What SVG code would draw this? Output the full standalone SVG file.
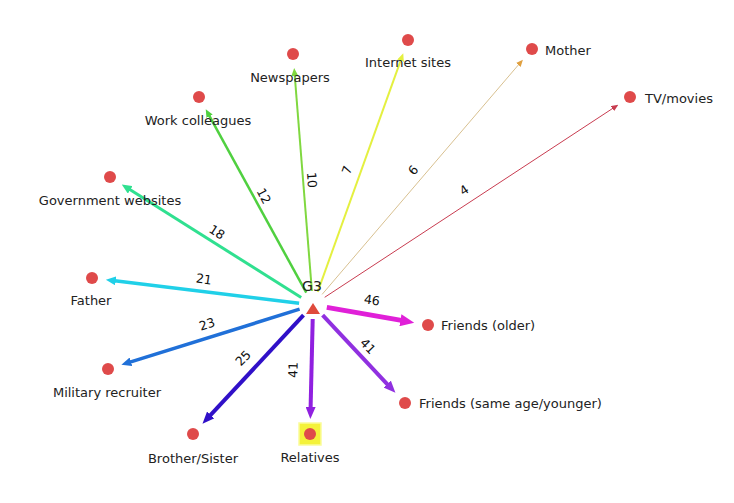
<svg xmlns="http://www.w3.org/2000/svg" width="734" height="503" viewBox="0 0 734 503">
<style>
.lbl{font-family:"DejaVu Sans",Verdana,sans-serif;font-size:13px;fill:#222}
.mid{text-anchor:middle}
.num{font-family:"DejaVu Sans",Verdana,sans-serif;font-size:12.5px;fill:#111;text-anchor:middle;dominant-baseline:central}
.dot{fill:#df4a4a}
.e{fill:none;stroke-linecap:butt}
</style>
<defs>
<marker id="m1" markerUnits="userSpaceOnUse" orient="auto" markerWidth="8" markerHeight="7" viewBox="0 0 8 7" refX="1" refY="3.5"><path d="M0,0L8,3.5L0,7z" fill="#80d840"/></marker>
<marker id="m2" markerUnits="userSpaceOnUse" orient="auto" markerWidth="8" markerHeight="7" viewBox="0 0 8 7" refX="1" refY="3.5"><path d="M0,0L8,3.5L0,7z" fill="#e4f040"/></marker>
<marker id="m3" markerUnits="userSpaceOnUse" orient="auto" markerWidth="7" markerHeight="6" viewBox="0 0 7 6" refX="1" refY="3"><path d="M0,0L7,3L0,6z" fill="#e0a040"/></marker>
<marker id="m4" markerUnits="userSpaceOnUse" orient="auto" markerWidth="7" markerHeight="6" viewBox="0 0 7 6" refX="1" refY="3"><path d="M0,0L7,3L0,6z" fill="#c83c50"/></marker>
<marker id="m5" markerUnits="userSpaceOnUse" orient="auto" markerWidth="8" markerHeight="7" viewBox="0 0 8 7" refX="1" refY="3.5"><path d="M0,0L8,3.5L0,7z" fill="#50d040"/></marker>
<marker id="m6" markerUnits="userSpaceOnUse" orient="auto" markerWidth="10" markerHeight="9" viewBox="0 0 10 9" refX="1" refY="4.5"><path d="M0,0L10,4.5L0,9z" fill="#30e090"/></marker>
<marker id="m7" markerUnits="userSpaceOnUse" orient="auto" markerWidth="10" markerHeight="9" viewBox="0 0 10 9" refX="1" refY="4.5"><path d="M0,0L10,4.5L0,9z" fill="#20d0e8"/></marker>
<marker id="m8" markerUnits="userSpaceOnUse" orient="auto" markerWidth="10" markerHeight="9" viewBox="0 0 10 9" refX="1" refY="4.5"><path d="M0,0L10,4.5L0,9z" fill="#2070d8"/></marker>
<marker id="m9" markerUnits="userSpaceOnUse" orient="auto" markerWidth="12" markerHeight="10" viewBox="0 0 12 10" refX="1" refY="5"><path d="M0,0L12,5L0,10z" fill="#3010c8"/></marker>
<marker id="m10" markerUnits="userSpaceOnUse" orient="auto" markerWidth="12" markerHeight="10" viewBox="0 0 12 10" refX="1" refY="5"><path d="M0,0L12,5L0,10z" fill="#9020e0"/></marker>
<marker id="m11" markerUnits="userSpaceOnUse" orient="auto" markerWidth="14" markerHeight="12" viewBox="0 0 14 12" refX="1" refY="6"><path d="M0,0L14,6L0,12z" fill="#e020d8"/></marker>
<marker id="m12" markerUnits="userSpaceOnUse" orient="auto" markerWidth="12" markerHeight="10" viewBox="0 0 12 10" refX="1" refY="5"><path d="M0,0L12,5L0,10z" fill="#9030e0"/></marker>
</defs>
<rect width="734" height="503" fill="#fff"/>
<g id="connectors">
<path class="e" d="M311.9,291L294.7,75" stroke="#80d840" stroke-width="2" marker-end="url(#m1)"/>
<path class="e" d="M317.7,291.8L400.9,59.8" stroke="#e4f040" stroke-width="2" marker-end="url(#m2)"/>
<path class="e" d="M322.1,294.4L519,64.2" stroke="#d8c090" stroke-width="1" marker-end="url(#m3)"/>
<path class="e" d="M324.7,297.3L613.3,108" stroke="#c83c50" stroke-width="1" marker-end="url(#m4)"/>
<path class="e" d="M306.3,292.7L209.1,115.4" stroke="#50d040" stroke-width="2.5" marker-end="url(#m5)"/>
<path class="e" d="M301.2,297.5L129.4,189.3" stroke="#30e090" stroke-width="3" marker-end="url(#m6)"/>
<path class="e" d="M299.1,303.3L114.8,280.8" stroke="#20d0e8" stroke-width="3.5" marker-end="url(#m7)"/>
<path class="e" d="M299.6,309.2L130,362.1" stroke="#2070d8" stroke-width="3.5" marker-end="url(#m8)"/>
<path class="e" d="M303.5,315.2L210,415.7" stroke="#3010c8" stroke-width="4" marker-end="url(#m9)"/>
<path class="e" d="M312.7,319L310.6,408" stroke="#9020e0" stroke-width="4" marker-end="url(#m10)"/>
<path class="e" d="M326.8,307.4L401.4,320.4" stroke="#e020d8" stroke-width="5" marker-end="url(#m11)"/>
<path class="e" d="M322.6,315.2L387.9,384.8" stroke="#9030e0" stroke-width="4" marker-end="url(#m12)"/>
<text class="num" transform="translate(312,180) rotate(86)">10</text>
<text class="num" transform="translate(347,170) rotate(-70)">7</text>
<text class="num" transform="translate(413,170) rotate(-50)">6</text>
<text class="num" transform="translate(464,190) rotate(-34)">4</text>
<text class="num" transform="translate(264,196) rotate(62)">12</text>
<text class="num" transform="translate(217,232) rotate(33)">18</text>
<text class="num" transform="translate(204,279) rotate(8)">21</text>
<text class="num" transform="translate(207,324) rotate(-17)">23</text>
<text class="num" transform="translate(243,358) rotate(-46)">25</text>
<text class="num" transform="translate(293,370) rotate(-89)">41</text>
<text class="num" transform="translate(372,300) rotate(8)">46</text>
<text class="num" transform="translate(368,346) rotate(46)">41</text>
</g>
<g id="G3">
<path d="M313,303L320,314L306,314z" fill="#df4a3c"/>
<text class="lbl mid" x="312" y="291" style="font-size:14px">G3</text>
</g>
<g id="newspapers"><circle class="dot" cx="293" cy="54" r="6"/><text class="lbl mid" x="290" y="82">Newspapers</text></g>
<g id="internet"><circle class="dot" cx="408" cy="40" r="6"/><text class="lbl mid" x="408" y="67">Internet sites</text></g>
<g id="mother"><circle class="dot" cx="532" cy="49" r="6"/><text class="lbl" x="545" y="55">Mother</text></g>
<g id="tv"><circle class="dot" cx="630" cy="97" r="6"/><text class="lbl" x="645" y="103">TV/movies</text></g>
<g id="work"><circle class="dot" cx="199" cy="97" r="6"/><text class="lbl mid" x="198" y="125">Work colleagues</text></g>
<g id="govt"><circle class="dot" cx="110" cy="177" r="6"/><text class="lbl mid" x="110" y="205">Government websites</text></g>
<g id="father"><circle class="dot" cx="92" cy="278" r="6"/><text class="lbl mid" x="91" y="305">Father</text></g>
<g id="military"><circle class="dot" cx="108" cy="369" r="6"/><text class="lbl mid" x="107" y="397">Military recruiter</text></g>
<g id="brother"><circle class="dot" cx="193" cy="434" r="6"/><text class="lbl mid" x="193" y="463">Brother/Sister</text></g>
<g id="relatives"><rect x="299" y="423" width="22" height="22" fill="#f4f23a" stroke="#fafc9a" stroke-width="1.5"/><circle class="dot" cx="310" cy="434" r="6"/><text class="lbl mid" x="310" y="462">Relatives</text></g>
<g id="friends-older"><circle class="dot" cx="428" cy="325" r="6"/><text class="lbl" x="441" y="330">Friends (older)</text></g>
<g id="friends-same"><circle class="dot" cx="405" cy="403" r="6"/><text class="lbl" x="419" y="408">Friends (same age/younger)</text></g>
</svg>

#### Your objective
Copy every line above word for word and exclude the pictures.

#### Response to this exercise
What SVG code would draw this? Output the full standalone SVG file.
<svg xmlns="http://www.w3.org/2000/svg" width="734" height="503" viewBox="0 0 734 503">
<style>
.lbl{font-family:"DejaVu Sans",Verdana,sans-serif;font-size:13px;fill:#222}
.mid{text-anchor:middle}
.num{font-family:"DejaVu Sans",Verdana,sans-serif;font-size:12.5px;fill:#111;text-anchor:middle;dominant-baseline:central}
.dot{fill:#df4a4a}
.e{fill:none;stroke-linecap:butt}
</style>
<defs>
<marker id="m1" markerUnits="userSpaceOnUse" orient="auto" markerWidth="8" markerHeight="7" viewBox="0 0 8 7" refX="1" refY="3.5"><path d="M0,0L8,3.5L0,7z" fill="#80d840"/></marker>
<marker id="m2" markerUnits="userSpaceOnUse" orient="auto" markerWidth="8" markerHeight="7" viewBox="0 0 8 7" refX="1" refY="3.5"><path d="M0,0L8,3.5L0,7z" fill="#e4f040"/></marker>
<marker id="m3" markerUnits="userSpaceOnUse" orient="auto" markerWidth="7" markerHeight="6" viewBox="0 0 7 6" refX="1" refY="3"><path d="M0,0L7,3L0,6z" fill="#e0a040"/></marker>
<marker id="m4" markerUnits="userSpaceOnUse" orient="auto" markerWidth="7" markerHeight="6" viewBox="0 0 7 6" refX="1" refY="3"><path d="M0,0L7,3L0,6z" fill="#c83c50"/></marker>
<marker id="m5" markerUnits="userSpaceOnUse" orient="auto" markerWidth="8" markerHeight="7" viewBox="0 0 8 7" refX="1" refY="3.5"><path d="M0,0L8,3.5L0,7z" fill="#50d040"/></marker>
<marker id="m6" markerUnits="userSpaceOnUse" orient="auto" markerWidth="10" markerHeight="9" viewBox="0 0 10 9" refX="1" refY="4.5"><path d="M0,0L10,4.5L0,9z" fill="#30e090"/></marker>
<marker id="m7" markerUnits="userSpaceOnUse" orient="auto" markerWidth="10" markerHeight="9" viewBox="0 0 10 9" refX="1" refY="4.5"><path d="M0,0L10,4.5L0,9z" fill="#20d0e8"/></marker>
<marker id="m8" markerUnits="userSpaceOnUse" orient="auto" markerWidth="10" markerHeight="9" viewBox="0 0 10 9" refX="1" refY="4.5"><path d="M0,0L10,4.5L0,9z" fill="#2070d8"/></marker>
<marker id="m9" markerUnits="userSpaceOnUse" orient="auto" markerWidth="12" markerHeight="10" viewBox="0 0 12 10" refX="1" refY="5"><path d="M0,0L12,5L0,10z" fill="#3010c8"/></marker>
<marker id="m10" markerUnits="userSpaceOnUse" orient="auto" markerWidth="12" markerHeight="10" viewBox="0 0 12 10" refX="1" refY="5"><path d="M0,0L12,5L0,10z" fill="#9020e0"/></marker>
<marker id="m11" markerUnits="userSpaceOnUse" orient="auto" markerWidth="14" markerHeight="12" viewBox="0 0 14 12" refX="1" refY="6"><path d="M0,0L14,6L0,12z" fill="#e020d8"/></marker>
<marker id="m12" markerUnits="userSpaceOnUse" orient="auto" markerWidth="12" markerHeight="10" viewBox="0 0 12 10" refX="1" refY="5"><path d="M0,0L12,5L0,10z" fill="#9030e0"/></marker>
</defs>
<rect width="734" height="503" fill="#fff"/>
<g id="connectors">
<path class="e" d="M311.9,291L294.7,75" stroke="#80d840" stroke-width="2" marker-end="url(#m1)"/>
<path class="e" d="M317.7,291.8L400.9,59.8" stroke="#e4f040" stroke-width="2" marker-end="url(#m2)"/>
<path class="e" d="M322.1,294.4L519,64.2" stroke="#d8c090" stroke-width="1" marker-end="url(#m3)"/>
<path class="e" d="M324.7,297.3L613.3,108" stroke="#c83c50" stroke-width="1" marker-end="url(#m4)"/>
<path class="e" d="M306.3,292.7L209.1,115.4" stroke="#50d040" stroke-width="2.5" marker-end="url(#m5)"/>
<path class="e" d="M301.2,297.5L129.4,189.3" stroke="#30e090" stroke-width="3" marker-end="url(#m6)"/>
<path class="e" d="M299.1,303.3L114.8,280.8" stroke="#20d0e8" stroke-width="3.5" marker-end="url(#m7)"/>
<path class="e" d="M299.6,309.2L130,362.1" stroke="#2070d8" stroke-width="3.5" marker-end="url(#m8)"/>
<path class="e" d="M303.5,315.2L210,415.7" stroke="#3010c8" stroke-width="4" marker-end="url(#m9)"/>
<path class="e" d="M312.7,319L310.6,408" stroke="#9020e0" stroke-width="4" marker-end="url(#m10)"/>
<path class="e" d="M326.8,307.4L401.4,320.4" stroke="#e020d8" stroke-width="5" marker-end="url(#m11)"/>
<path class="e" d="M322.6,315.2L387.9,384.8" stroke="#9030e0" stroke-width="4" marker-end="url(#m12)"/>
<text class="num" transform="translate(312,180) rotate(86)">10</text>
<text class="num" transform="translate(347,170) rotate(-70)">7</text>
<text class="num" transform="translate(413,170) rotate(-50)">6</text>
<text class="num" transform="translate(464,190) rotate(-34)">4</text>
<text class="num" transform="translate(264,196) rotate(62)">12</text>
<text class="num" transform="translate(217,232) rotate(33)">18</text>
<text class="num" transform="translate(204,279) rotate(8)">21</text>
<text class="num" transform="translate(207,324) rotate(-17)">23</text>
<text class="num" transform="translate(243,358) rotate(-46)">25</text>
<text class="num" transform="translate(293,370) rotate(-89)">41</text>
<text class="num" transform="translate(372,300) rotate(8)">46</text>
<text class="num" transform="translate(368,346) rotate(46)">41</text>
</g>
<g id="G3">
<path d="M313,303L320,314L306,314z" fill="#df4a3c"/>
<text class="lbl mid" x="312" y="291" style="font-size:14px">G3</text>
</g>
<g id="newspapers"><circle class="dot" cx="293" cy="54" r="6"/><text class="lbl mid" x="290" y="82">Newspapers</text></g>
<g id="internet"><circle class="dot" cx="408" cy="40" r="6"/><text class="lbl mid" x="408" y="67">Internet sites</text></g>
<g id="mother"><circle class="dot" cx="532" cy="49" r="6"/><text class="lbl" x="545" y="55">Mother</text></g>
<g id="tv"><circle class="dot" cx="630" cy="97" r="6"/><text class="lbl" x="645" y="103">TV/movies</text></g>
<g id="work"><circle class="dot" cx="199" cy="97" r="6"/><text class="lbl mid" x="198" y="125">Work colleagues</text></g>
<g id="govt"><circle class="dot" cx="110" cy="177" r="6"/><text class="lbl mid" x="110" y="205">Government websites</text></g>
<g id="father"><circle class="dot" cx="92" cy="278" r="6"/><text class="lbl mid" x="91" y="305">Father</text></g>
<g id="military"><circle class="dot" cx="108" cy="369" r="6"/><text class="lbl mid" x="107" y="397">Military recruiter</text></g>
<g id="brother"><circle class="dot" cx="193" cy="434" r="6"/><text class="lbl mid" x="193" y="463">Brother/Sister</text></g>
<g id="relatives"><rect x="299" y="423" width="22" height="22" fill="#f4f23a" stroke="#fafc9a" stroke-width="1.5"/><circle class="dot" cx="310" cy="434" r="6"/><text class="lbl mid" x="310" y="462">Relatives</text></g>
<g id="friends-older"><circle class="dot" cx="428" cy="325" r="6"/><text class="lbl" x="441" y="330">Friends (older)</text></g>
<g id="friends-same"><circle class="dot" cx="405" cy="403" r="6"/><text class="lbl" x="419" y="408">Friends (same age/younger)</text></g>
</svg>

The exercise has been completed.